そのため、郵便屋さんである彼は毎日、そのエリアに訪れる。配達先であるお店の方や住民は、彼にとって見慣れた顔ばかりなのだ。逆も然り、彼は見慣れた顔の郵便屋さんなのだ。
ドイツの北の小さな街ということもあり、近所付き合いも多いからこそなのかもしれないが、人と人との距離が近い。
郵便屋さんである彼もこのクリスマスシーズンは、チップを普段よりも多くもらうそうだ。
「サービス料」としてなのか”感謝の気持ち”としてなのかは人それぞれだと思うが、チップ(プレゼント)を毎日もらい、嬉しそうにしている。
チップもお金ばかりではなく、チョコレートやビスケット、手紙など、毎日いろんなものを持って帰ってくる。
配達時に直接、会えなくてもドアノブに「郵便屋さんへ」と袋が提げてあることもあるそうだ。郵便屋さん宛てだけではない。ゴミ回収の人宛てに、チップ(プレゼント)が入った袋がゴミ箱にたくさん提げられているのも見かけたそうだ。
人と人の距離を近付けてくれるチップ。素敵じゃないだろうか。
日本ではどうだろか。近所の人の顔や名前をどれくらい知っているだろうか。コロナが遠ざけた人と人との距離は離れていく一方ではないだろうか。
コロナのせいで、「人との繋がり」がいかに大切で、恋しいものか、誰もが感じたはず。
チップは、繁忙期こそ弾む。日本では、繁忙期と聞けば、「残業」「終電」「疲労」「睡眠不足」などマイナスなイメージが最初に来るのではないだろうか。
郵便屋さんにとって、クリスマスは超繁忙期に当たる。それでも彼は、クリスマスシーズンを楽しみにしている。
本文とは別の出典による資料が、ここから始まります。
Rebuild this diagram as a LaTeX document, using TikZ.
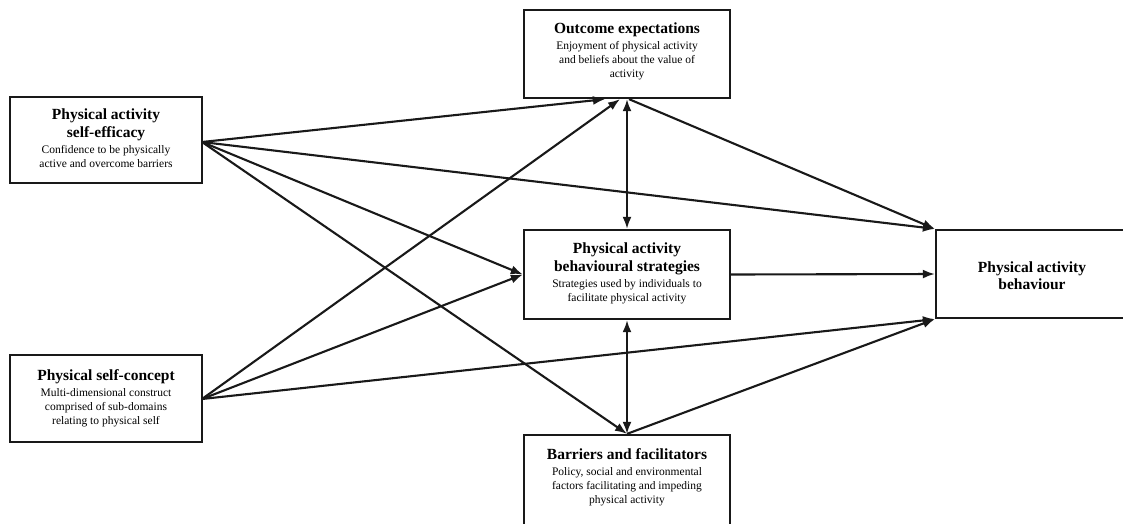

なぜなら、チップが弾むからだ。
「チップ=お金」とは限らないが、仕事のモチベーションをあげてくれることに代わりはない。
チップが働く原動力になるというのは、仕事をして生きていく限り、すごく重要な要素になると思う。
仕事(働くこと)が、楽しみになると、人生も少しラクになるのではないだろうか。
チップはサービス料であると同時に、やっぱり感謝の気持ちでもあると思う。
「ありがとう」と言われて、嫌な気持ちになる人がいないのと同じで、チップをもらって、嬉しくない人はいないと思う。
自分がサービスを与える側の仕事をしているならば、給与ももちろんだけど、相手からの「ありがとう」の言葉が働く活力にもなる。
実際、私が旅行会社で働いていたとき、どんなに仕事がしんどくても、ブラック企業と言われる業界でも、お客様からの”ありがとう”や”またお願いしたいです”、という言葉に支えられていた。
いきなり日本でチップ文化を始めます、とはいかないにしても、「ありがとう」は伝えることはできる。
形式的な、機械的なありがとうではなく、心からのありがとうを。
与えてもらったサービスに、チップの気持ちを添える。
郵便屋さんや配送業者の方に、チップとしてお金は渡せなくても、クッキーやチョコレートなどは渡せるかもしれない。(受け取ってもらえないかもしれないけれど)
暑い夏の日なら、冷えた缶コーヒーを渡せるかもしれない。
寒い冬の日なら、心温まる甘いチョコレートを渡せるかもしれない。
そうやって、「ありがとう」をたくさん伝えて、
「ありがとう」をたくさんもらえば、
なんだか人生が満たされた気がしてくるかもしれない。
人生に必要な幸せや幸福感って、そんな小さなことで結構満たされる。